F * cos(θ) – F_fr = 0

Where F is the applied force, and F_fr is the frictional force.

Since the lawnmower isn’t moving in the y-direction (it’s only moving horizontally across the ground), this means:

F * sin(θ) + w – F_n = 0

Where F_n is the normal force. Equivalently:

F_n = F * sin(θ) + w

We can simplify things by calculating the frictional force in terms of the above:

F_fr = μ * F_n
F_fr = μ (* F * sin(θ) + w)

This may not seem obvious at first, but re-read what we did here: we equated the weight plus applied force in the y-direction to the normal force. By doing so, we were able to solve for the amount of frictional force. But we also know that the frictional force cancels out the applied force in the x-direction – so we can substitute in again:

F * cos(θ) = μ (* F * sin(θ) + w)

Having done this, we can rearrange the above to give:

F * cos(θ) = (μ * F * sin(θ)) + (μ * w)
(F * cos(θ)) – (μ * F * sin(θ)) = (μ * w)
F * (cos(θ) – (μ * sin(θ))) = (μ * w)
F = (μ * w) / (cos(θ) – (μ * sin(θ)))

Giving the answer:

F = (μ * w) / (cos(θ) – (μ * sin(θ)))

Note that Mastering Physics may want the following answer (it should take either, but just in case the above doesn’t work):

F = -(μ * w) / ((μ * sin(θ)) – cos(θ))

This is the same thing – it just swaps the order of the values in the denominator and adds a negative sign.

F = -(μ * w) / ((μ * sin(θ)) – cos(θ))

 

Part B Answer

Find an expression for tan(θ_critical)

The answer may not be obvious, but all the question is saying is that the force from friction will equal the force applied in the x-direction.

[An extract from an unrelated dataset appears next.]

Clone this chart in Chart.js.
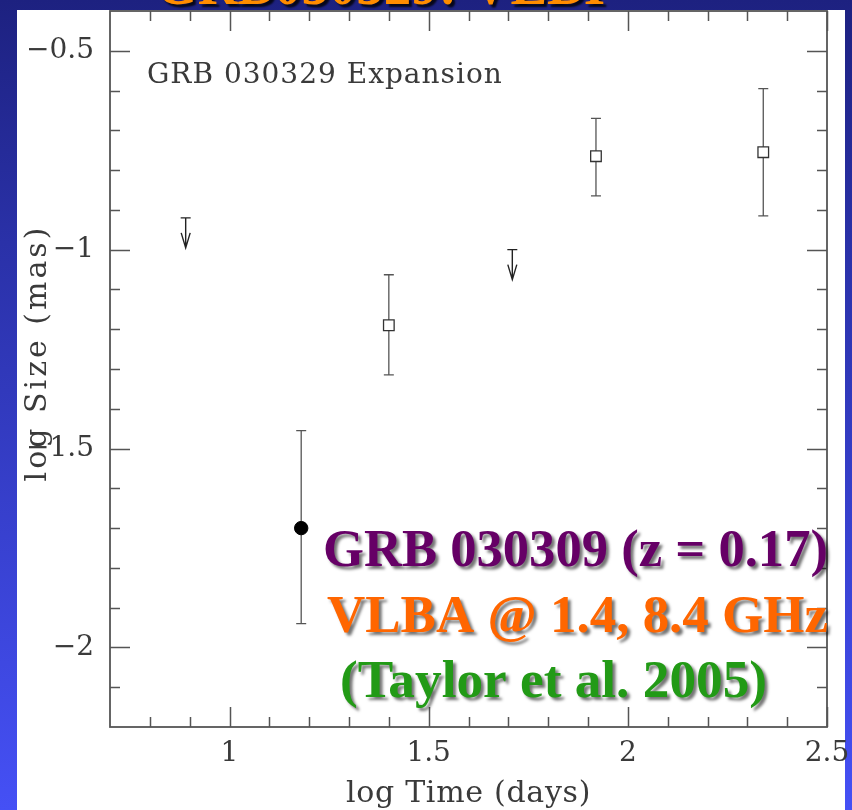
<!DOCTYPE html>
<html><head><meta charset="utf-8">
<script src="https://cdn.jsdelivr.net/npm/chart.js@4.4.0/dist/chart.umd.min.js"></script>
<style>html,body{margin:0;padding:0;background:#2a33b5;overflow:hidden}canvas{display:block}</style>
</head><body>
<canvas id="c" width="852" height="810"></canvas>
<script>
// ---- data ----
const limitX = [0.89, 1.71];
const limitY = [-0.92, -1.0];
const filledX = [1.18];
const filledY = [-1.70];
const filledLow = [-1.94];
const filledHigh = [-1.455];
const openX = [1.40, 1.92, 2.34];
const openY = [-1.19, -0.765, -0.755];
const openLow = [-1.315, -0.865, -0.915];
const openHigh = [-1.063, -0.67, -0.595];
const xRange = [0.7, 2.5];
const yRange = [-2.2, -0.4];
const xTickValues = [1, 1.5, 2, 2.5];
const xTickLabels = ['1', '1.5', '2', '2.5'];
const yTickValues = [-2, -1.5, -1, -0.5];
const yTickLabels = ['\u22122', '\u22121.5', '\u22121', '\u22120.5'];
const xMinorTicks = [0.8, 0.9, 1.1, 1.2, 1.3, 1.4, 1.6, 1.7, 1.8, 1.9, 2.1, 2.2, 2.3, 2.4];
const yMinorTicks = [-2.1, -1.9, -1.8, -1.7, -1.6, -1.4, -1.3, -1.2, -1.1, -0.9, -0.8, -0.7, -0.6];
const plotLabel = 'GRB 030329 Expansion';
const xTitle = 'log Time (days)';
const yTitle = 'log Size (mas)';
const noteLines = ['GRB 030309 (z = 0.17)', 'VLBA @ 1.4, 8.4 GHz', '(Taylor et al. 2005)'];
const slideTitle = 'GRB030329: VLBI';

// ---- styles ----
const AXIS = '#555';
const TEXT = '#3a3a3a';
const SERIF = '"DejaVu Serif", serif';
const BOLD = '"Liberation Serif", "Times New Roman", serif';

const decor = {
  id: 'decor',
  beforeDraw(chart) {
    const ctx = chart.ctx, W = chart.width, H = chart.height;
    ctx.save();
    const g = ctx.createLinearGradient(0, 0, 0, H);
    g.addColorStop(0, '#1d2180');
    g.addColorStop(0.3, '#2a31a8');
    g.addColorStop(1, '#4550f5');
    ctx.fillStyle = g;
    ctx.fillRect(0, 0, W, H);
    // slide title (cut off by top edge)
    ctx.font = 'bold 64px ' + BOLD;
    ctx.textBaseline = 'alphabetic';
    ctx.textAlign = 'left';
    const tw = ctx.measureText(slideTitle).width;
    ctx.translate(155, 4);
    ctx.scale(450 / tw, 1);
    ctx.shadowColor = 'rgba(0,0,0,0.8)';
    ctx.shadowOffsetX = 3; ctx.shadowOffsetY = 3; ctx.shadowBlur = 2;
    ctx.fillStyle = '#ff8c00';
    ctx.fillText(slideTitle, 0, 0);
    ctx.restore();
    ctx.fillStyle = '#ffffff';
    ctx.fillRect(17, 10, 828, H - 10);
  },
  beforeDatasetsDraw(chart) {
    const ctx = chart.ctx, xs = chart.scales.x, ys = chart.scales.y;
    ctx.save();
    ctx.strokeStyle = '#555';
    ctx.lineWidth = 1.3;
    const bar = (x, lo, hi) => {
      const px = xs.getPixelForValue(x);
      const p1 = ys.getPixelForValue(lo), p2 = ys.getPixelForValue(hi);
      ctx.beginPath();
      ctx.moveTo(px, p1); ctx.lineTo(px, p2);
      ctx.moveTo(px - 5, p1); ctx.lineTo(px + 5, p1);
      ctx.moveTo(px - 5, p2); ctx.lineTo(px + 5, p2);
      ctx.stroke();
    };
    filledX.forEach((x, i) => bar(x, filledLow[i], filledHigh[i]));
    openX.forEach((x, i) => bar(x, openLow[i], openHigh[i]));
    // upper limits
    ctx.strokeStyle = '#222';
    ctx.lineWidth = 1.4;
    limitX.forEach((x, i) => {
      const px = xs.getPixelForValue(x), py = ys.getPixelForValue(limitY[i]);
      const tip = py + 30;
      ctx.beginPath();
      ctx.moveTo(px - 5, py); ctx.lineTo(px + 5, py);
      ctx.moveTo(px, py); ctx.lineTo(px, tip);
      ctx.moveTo(px - 4.5, tip - 15); ctx.lineTo(px, tip); ctx.lineTo(px + 4.5, tip - 15);
      ctx.stroke();
    });
    ctx.restore();
  },
  afterDatasetsDraw(chart) {
    const ctx = chart.ctx, xs = chart.scales.x, ys = chart.scales.y, a = chart.chartArea;
    ctx.save();
    ctx.strokeStyle = AXIS;
    ctx.lineWidth = 1.5;
    ctx.beginPath();
    const xt = (v, len) => {
      const p = Math.round(xs.getPixelForValue(v)) + 0.5;
      ctx.moveTo(p, a.bottom); ctx.lineTo(p, a.bottom - len);
      ctx.moveTo(p, a.top); ctx.lineTo(p, a.top + len);
    };
    const yt = (v, len) => {
      const p = Math.round(ys.getPixelForValue(v)) + 0.5;
      ctx.moveTo(a.left, p); ctx.lineTo(a.left + len, p);
      ctx.moveTo(a.right, p); ctx.lineTo(a.right - len, p);
    };
    xTickValues.forEach(v => xt(v, 20));
    xMinorTicks.forEach(v => xt(v, 10));
    yTickValues.forEach(v => yt(v, 20));
    yMinorTicks.forEach(v => yt(v, 10));
    ctx.stroke();
    ctx.lineWidth = 1.8;
    ctx.strokeRect(a.left, a.top, a.right - a.left, a.bottom - a.top);
    ctx.restore();
  },
  afterDraw(chart) {
    const ctx = chart.ctx, a = chart.chartArea;
    ctx.save();
    ctx.fillStyle = TEXT;
    // plot label
    ctx.font = '28px ' + SERIF;
    ctx.letterSpacing = '1px';
    ctx.textAlign = 'left';
    ctx.textBaseline = 'alphabetic';
    ctx.fillText(plotLabel, 147, 83);
    // x title
    ctx.font = '30px ' + SERIF;
    ctx.letterSpacing = '0.7px';
    ctx.textAlign = 'center';
    ctx.textBaseline = 'middle';
    ctx.fillText(xTitle, (a.left + a.right) / 2, 794);
    // y title
    ctx.save();
    ctx.font = '30px ' + SERIF;
    ctx.letterSpacing = '3px';
    ctx.translate(38, 353);
    ctx.rotate(-Math.PI / 2);
    ctx.fillText(yTitle, 0, 0);
    ctx.restore();
    ctx.letterSpacing = '0px';
    // annotation lines
    const notes = [
      {t: noteLines[0], x: 323, y: 566, r: 828, c: '#660066'},
      {t: noteLines[1], x: 327, y: 632, r: 828, c: '#ff6600'},
      {t: noteLines[2], x: 340, y: 697, r: 767, c: '#229a16'}
    ];
    ctx.font = 'bold 52px ' + BOLD;
    ctx.textAlign = 'left';
    ctx.textBaseline = 'alphabetic';
    notes.forEach(n => {
      const w = ctx.measureText(n.t).width;
      ctx.save();
      ctx.translate(n.x, n.y);
      ctx.scale((n.r - n.x) / w, 1);
      ctx.shadowColor = 'rgba(0,0,0,0.55)';
      ctx.shadowOffsetX = 3; ctx.shadowOffsetY = 3; ctx.shadowBlur = 3;
      ctx.fillStyle = n.c;
      ctx.fillText(n.t, 0, 0);
      ctx.restore();
    });
    ctx.restore();
  }
};

new Chart(document.getElementById('c'), {
  type: 'scatter',
  data: {
    datasets: [
      {label: 'Upper limits', data: limitX.map((x, i) => ({x, y: limitY[i]})), pointRadius: 0, pointHoverRadius: 0},
      {label: 'Detection (filled)', data: filledX.map((x, i) => ({x, y: filledY[i]})),
       pointStyle: 'circle', pointRadius: 6.7, backgroundColor: '#000', borderColor: '#000', borderWidth: 1},
      {label: 'Detections (open)', data: openX.map((x, i) => ({x, y: openY[i]})),
       pointStyle: 'rect', pointRadius: 7.5, backgroundColor: '#fff', borderColor: '#333', borderWidth: 1.3}
    ]
  },
  options: {
    responsive: false,
    animation: false,
    devicePixelRatio: 1,
    layout: {padding: {left: 0, top: 11, right: 25, bottom: 0}},
    plugins: {legend: {display: false}, tooltip: {enabled: false}},
    scales: {
      x: {
        type: 'linear', min: xRange[0], max: xRange[1],
        afterBuildTicks: s => { s.ticks = xTickValues.map(v => ({value: v})); },
        afterFit: s => { s.height = 83; s.paddingLeft = 0; s.paddingRight = 0; },
        ticks: {autoSkip: false, maxRotation: 0, padding: 10, color: TEXT,
                font: {family: SERIF, size: 28},
                callback: (v, i) => xTickLabels[i]},
        grid: {display: false, drawTicks: false},
        border: {display: false}
      },
      y: {
        type: 'linear', min: yRange[0], max: yRange[1],
        afterBuildTicks: s => { s.ticks = yTickValues.map(v => ({value: v})); },
        afterFit: s => { s.width = 110; s.paddingTop = 0; s.paddingBottom = 0; },
        ticks: {autoSkip: false, padding: 16, color: TEXT,
                font: {family: SERIF, size: 28},
                callback: (v, i) => yTickLabels[i]},
        grid: {display: false, drawTicks: false},
        border: {display: false}
      }
    }
  },
  plugins: [decor]
});
</script>
</body></html>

And since friction comes from the coefficient of friction (μ) multiplied by a weight, we know that the force in the y-direction, multiplied by μ, must be the frictional force (which cancels out the force in the x-direction):

F * cos(θ_critical) = F * μ * sin(θ_critical)

Cancel out the F from both sides:

cos(θ_critical) = μ * sin(θ_critical)

Divide by cos:

1 = μ * sin(θ_critical)/cos(θ_critical)

Since tan = sin/cos, we can simplify:

1 = μ * tan(θ_critical)

Now we can get the answer:

tan(θ_critical) = 1/μ

1/μ